**What you are asked to do**: The line containing "6562, 7218, 7874]" marks the end: extract everything from the first line of the data through that line, exactly, with no pictures.

**Material**:
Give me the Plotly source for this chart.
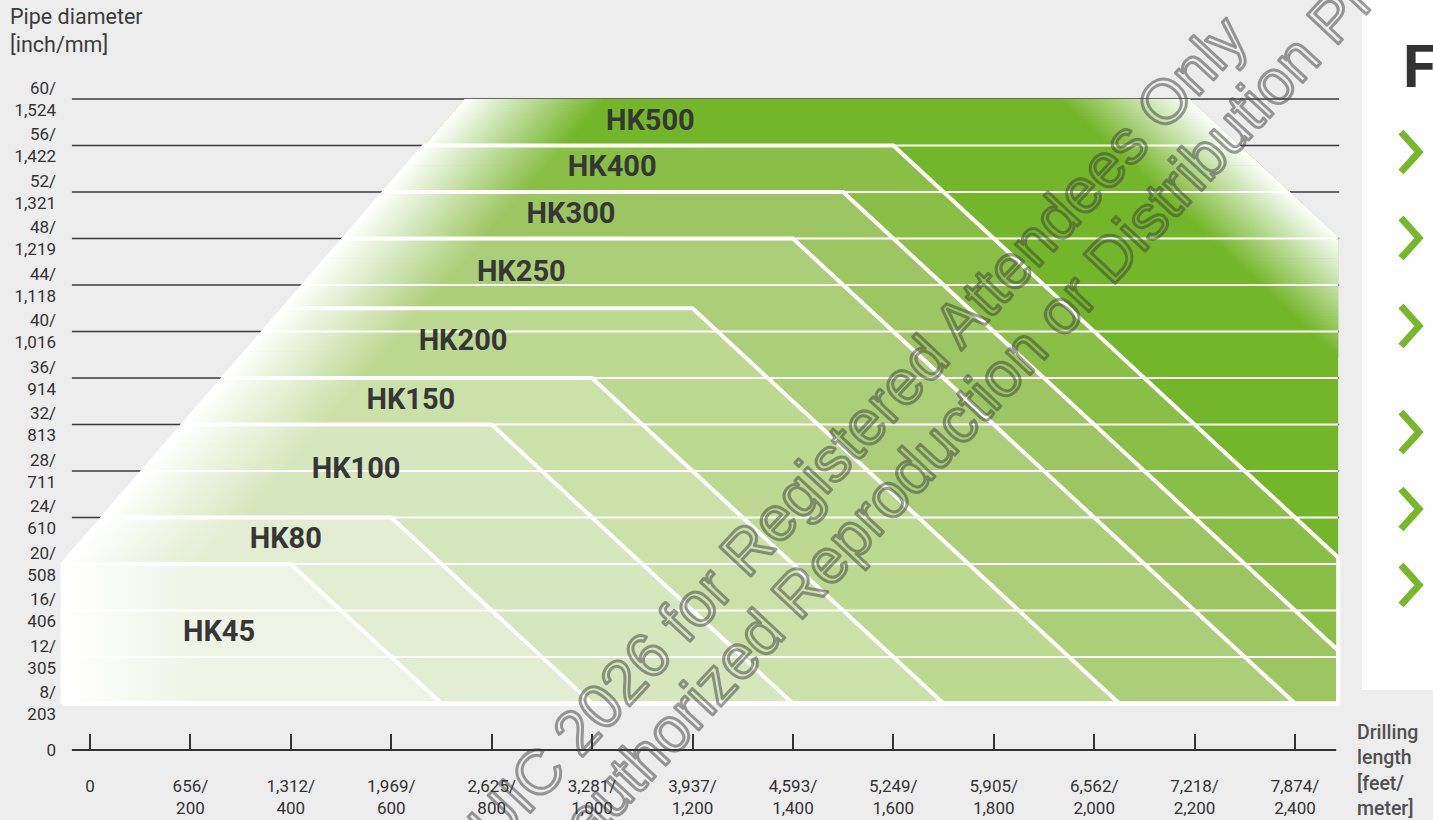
import math
import plotly.graph_objects as go

# ---------------- data ----------------
models = ["HK45", "HK80", "HK100", "HK150", "HK200", "HK250", "HK300", "HK400", "HK500"]
max_diameter_in = [20, 24, 32, 36, 42, 48, 52, 56, 60]          # top of each band
full_diameter_length_m = [400, 600, 800, 1000, 1200, 1400, 1500, 1600, 2190]  # end of flat top
band_colors = ["#eef3e5", "#e2edd1", "#d6e7bd", "#cbe1a9", "#bcd891",
               "#abcf79", "#9bc661", "#89be47", "#74b62a"]
label_x_m = [257, 390, 530, 639, 743, 859, 958, 1040, 1116]

diameter_in = [8, 12, 16, 20, 24, 28, 32, 36, 40, 44, 48, 52, 56, 60]
diameter_mm = [203, 305, 406, 508, 610, 711, 813, 914, 1016, 1118, 1219, 1321, 1422, 1524]
length_m = [0, 200, 400, 600, 800, 1000, 1200, 1400, 1600, 1800, 2000, 2200, 2400]
length_ft = [0, 656, 1312, 1969, 2625, 3281, 3937, 4593, 5249, 5905, 6562, 7218, 7874]

# ---------------- geometry / style constants ----------------
ZERO_POS = 4        # axis break: the "0" tick sits one step below 8 inch
MIN_D = 8           # bottom of the band area
ENV_X0 = -54        # left edge of band area (m)
ENV_KNEE = 20       # left edge is vertical up to this diameter
ENV_SLOPE = 20      # m per inch of the slanted left edge
DIAG = 25           # m per inch of the band diagonals
RIGHT_X = 2486      # right edge of band area (m)
GRID_X0, GRID_X1 = -36, 2488
AXIS_X1 = 2482
FADE_L = 280
FADE_R = 260
STEP = 0.25

W, H = 1433, 820
ML, MR, MT, MB = 60, 78, 52, 68
PLOT_W, PLOT_H = W - ML - MR, H - MT - MB
PX_PER_IN = 11.625
X_RANGE = [-59.75, 2519.5]
Y0 = ZERO_POS - 2 / PX_PER_IN
Y_RANGE = [Y0, Y0 + PLOT_H / PX_PER_IN]

TOP_D = max_diameter_in[-1]
L_TOP = full_diameter_length_m[-1]
FONT = "Roboto, Arial, sans-serif"


def paper_x(px):
    return (px - ML) / PLOT_W


def paper_y(py):
    return (H - MB - py) / PLOT_H


def env_left(d):
    return ENV_X0 + max(0.0, d - ENV_KNEE) * ENV_SLOPE


def top_right_edge(d):
    return min(RIGHT_X, L_TOP + DIAG * (TOP_D - d))


def band_outline(D, L):
    pts = [(ENV_X0, MIN_D), (ENV_X0, min(D, ENV_KNEE))]
    if D > ENV_KNEE:
        pts.append((env_left(D), D))
    pts.append((L, D))
    x_end = L + DIAG * (D - MIN_D)
    if x_end <= RIGHT_X:
        pts.append((x_end, MIN_D))
    else:
        d_hit = D - (RIGHT_X - L) / DIAG
        pts += [(RIGHT_X, d_hit), (RIGHT_X, MIN_D)]
    pts.append((ENV_X0, MIN_D))
    return [p[0] for p in pts], [p[1] for p in pts]


fig = go.Figure()

# black gridlines
gx, gy = [], []
for d in diameter_in:
    if d >= 12:
        gx += [GRID_X0, GRID_X1, None]
        gy += [d, d, None]
fig.add_trace(go.Scatter(x=gx, y=gy, mode="lines", line=dict(color="#3a3a3a", width=1.5),
                         hoverinfo="skip", showlegend=False))

# solid band fills (largest first)
for i in reversed(range(len(models))):
    bx, by = band_outline(max_diameter_in[i], full_diameter_length_m[i])
    fig.add_trace(go.Scatter(x=bx, y=by, mode="lines", line=dict(width=0), fill="toself",
                             fillcolor=band_colors[i], hoverinfo="skip", showlegend=False))

# left white fade
for i in range(len(models)):
    lo = max_diameter_in[i - 1] if i > 0 else MIN_D
    hi = max_diameter_in[i]
    if hi <= ENV_KNEE:
        segs = [(lo, hi)]
    else:
        n = int(round((hi - lo) / STEP))
        segs = [(lo + k * STEP, lo + (k + 1) * STEP) for k in range(n)]
    for (y0, y1) in segs:
        y1o = min(y1 + 0.06, hi)
        a0, a1 = env_left(y0), env_left(y1o)
        st = env_left((y0 + y1) / 2)
        fig.add_trace(go.Scatter(
            x=[a0, a0 + FADE_L + 12, a1 + FADE_L + 12, a1, a0], y=[y0, y0, y1o, y1o, y0],
            mode="lines", line=dict(width=0), fill="toself",
            fillgradient=dict(type="horizontal", colorscale=[[0, "#ffffff"], [1, band_colors[i]]],
                              start=st, stop=st + FADE_L),
            hoverinfo="skip", showlegend=False))

# top-right white fade (largest band)
d_start = TOP_D - (RIGHT_X + FADE_R - L_TOP) / DIAG
d_hit = TOP_D - (RIGHT_X - L_TOP) / DIAG
n = int(math.ceil((TOP_D - d_start) / STEP))
for j in range(n):
    y0 = TOP_D - (j + 1) * STEP
    y1 = TOP_D - j * STEP
    y1o = min(y1 + 0.06, TOP_D)
    xd0 = L_TOP + DIAG * (TOP_D - y0)
    xd1 = L_TOP + DIAG * (TOP_D - y1o)
    left0 = min(xd0 - FADE_R - 12, RIGHT_X)
    left1 = min(xd1 - FADE_R - 12, RIGHT_X)
    xs = [left0, top_right_edge(y0)]
    ys = [y0, y0]
    if y0 < d_hit < y1o:
        xs.append(RIGHT_X)
        ys.append(d_hit)
    xs += [top_right_edge(y1o), left1, left0]
    ys += [y1o, y1o, y0]
    mid = L_TOP + DIAG * (TOP_D - (y0 + y1) / 2)
    fig.add_trace(go.Scatter(
        x=xs, y=ys, mode="lines", line=dict(width=0), fill="toself",
        fillgradient=dict(type="horizontal", colorscale=[[0, band_colors[-1]], [1, "#ffffff"]],
                          start=mid - FADE_R, stop=mid),
        hoverinfo="skip", showlegend=False))

# thin white gridlines inside the area
wx, wy = [], []
for d in diameter_in:
    if 12 <= d < TOP_D:
        wx += [env_left(d), top_right_edge(d), None]
        wy += [d, d, None]
fig.add_trace(go.Scatter(x=wx, y=wy, mode="lines", line=dict(color="#ffffff", width=2),
                         hoverinfo="skip", showlegend=False))

# thick white band outlines
for i in range(len(models) - 1):
    bx, by = band_outline(max_diameter_in[i], full_diameter_length_m[i])
    fig.add_trace(go.Scatter(x=bx, y=by, mode="lines", line=dict(color="#ffffff", width=4),
                             hoverinfo="skip", showlegend=False))

# x axis line
fig.add_trace(go.Scatter(x=[GRID_X0, AXIS_X1], y=[ZERO_POS, ZERO_POS], mode="lines",
                         line=dict(color="#333333", width=2), hoverinfo="skip", showlegend=False))

# band labels
label_y = [((max_diameter_in[i - 1] if i > 0 else MIN_D) + max_diameter_in[i]) / 2
           for i in range(len(models))]
fig.add_trace(go.Scatter(x=label_x_m, y=label_y, mode="text", text=models,
                         textposition="middle center",
                         textfont=dict(family=FONT, size=29, color="#363636", weight="bold"),
                         hoverinfo="skip", showlegend=False))

x_ticktext = ["0" if m == 0 else f"{ft:,}/<br>{m:,}" for ft, m in zip(length_ft, length_m)]
y_tickvals = [ZERO_POS] + diameter_in
y_ticktext = ["0"] + [f"{d}/<br>{mm:,}" for d, mm in zip(diameter_in, diameter_mm)]

# decorations: right panel
shapes = [dict(type="rect", xref="paper", yref="paper", x0=paper_x(1362), x1=paper_x(1440),
               y0=paper_y(690), y1=paper_y(-5), fillcolor="#ffffff", line=dict(width=0),
               layer="below")]
for cy in [152, 238, 326, 432, 509, 585]:
    shapes.append(dict(type="path", xref="paper", yref="paper",
                       path=f"M {paper_x(1401)},{paper_y(cy - 20)} L {paper_x(1419)},{paper_y(cy)} "
                            f"L {paper_x(1401)},{paper_y(cy + 20)}",
                       line=dict(color="#76b82a", width=7)))

annotations = [
    dict(text="Pipe diameter<br>[inch/mm]", xref="paper", yref="paper",
         x=paper_x(8), y=paper_y(2), xanchor="left", yanchor="top", align="left",
         showarrow=False, font=dict(family=FONT, size=21.5, color="#3c3c3c")),
    dict(text="Drilling<br>length<br>[feet/<br>meter]", xref="paper", yref="paper",
         x=paper_x(1355), y=paper_y(719), xanchor="left", yanchor="top", align="left",
         showarrow=False, font=dict(family=FONT, size=19.5, color="#505050", weight=500)),
    dict(text="F", xref="paper", yref="paper", x=paper_x(1401), y=paper_y(66),
         xanchor="left", yanchor="middle", showarrow=False,
         font=dict(family=FONT, size=60, color="#333333", weight="bold")),
    dict(text="UIC 2026 for Registered Attendees Only", xref="paper", yref="paper",
         x=paper_x(857), y=paper_y(430), xanchor="center", yanchor="middle", textangle=-47,
         showarrow=False, font=dict(family="Liberation Sans, Arial, sans-serif", size=62,
                                    color="rgba(60,60,60,0.5)")),
    dict(text="Unauthorized Reproduction or Distribution Prohibited", xref="paper", yref="paper",
         x=paper_x(1015), y=paper_y(360), xanchor="center", yanchor="middle", textangle=-47,
         showarrow=False, font=dict(family="Liberation Sans, Arial, sans-serif", size=62,
                                    color="rgba(60,60,60,0.5)")),
]

fig.update_layout(
    width=W, height=H, autosize=False,
    margin=dict(l=ML, r=MR, t=MT, b=MB, pad=0, autoexpand=False),
    paper_bgcolor="#ededed", plot_bgcolor="#ededed",
    font=dict(family=FONT, color="#333333"),
    showlegend=False,
    xaxis=dict(range=X_RANGE, tickvals=length_m, ticktext=x_ticktext, ticks="inside",
               ticklen=16, tickwidth=1.5, tickcolor="#333333",
               tickfont=dict(size=17, color="#333333"),
               showgrid=False, zeroline=False, showline=False, automargin=False,
               anchor="free", position=2 / PLOT_H, ticklabelstandoff=24),
    yaxis=dict(range=Y_RANGE, tickvals=y_tickvals, ticktext=y_ticktext, ticks="",
               tickfont=dict(size=17, color="#333333"), ticklabelstandoff=3,
               showgrid=False, zeroline=False, showline=False, automargin=False),
    shapes=shapes,
    annotations=annotations,
)

post_js = """
document.documentElement.style.margin = '0';
document.documentElement.style.overflow = 'hidden';
document.body.style.margin = '0';
document.body.style.padding = '0';
document.body.style.overflow = 'hidden';
document.querySelectorAll('g.annotation text').forEach(function(t){
  var s = t.textContent || '';
  if (s.indexOf('Registered') >= 0 || s.indexOf('Unauthorized') >= 0) {
    t.style.fill = 'none';
    t.style.stroke = 'rgba(60,60,60,0.5)';
    t.style.strokeWidth = '3px';
    t.style.strokeLinejoin = 'round';
  }
});
"""

fig.write_html("out.html", config={"displayModeBar": False}, post_script=post_js)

**Solution below**:
Give me the Plotly source for this chart.
import math
import plotly.graph_objects as go

# ---------------- data ----------------
models = ["HK45", "HK80", "HK100", "HK150", "HK200", "HK250", "HK300", "HK400", "HK500"]
max_diameter_in = [20, 24, 32, 36, 42, 48, 52, 56, 60]          # top of each band
full_diameter_length_m = [400, 600, 800, 1000, 1200, 1400, 1500, 1600, 2190]  # end of flat top
band_colors = ["#eef3e5", "#e2edd1", "#d6e7bd", "#cbe1a9", "#bcd891",
               "#abcf79", "#9bc661", "#89be47", "#74b62a"]
label_x_m = [257, 390, 530, 639, 743, 859, 958, 1040, 1116]

diameter_in = [8, 12, 16, 20, 24, 28, 32, 36, 40, 44, 48, 52, 56, 60]
diameter_mm = [203, 305, 406, 508, 610, 711, 813, 914, 1016, 1118, 1219, 1321, 1422, 1524]
length_m = [0, 200, 400, 600, 800, 1000, 1200, 1400, 1600, 1800, 2000, 2200, 2400]
length_ft = [0, 656, 1312, 1969, 2625, 3281, 3937, 4593, 5249, 5905, 6562, 7218, 7874]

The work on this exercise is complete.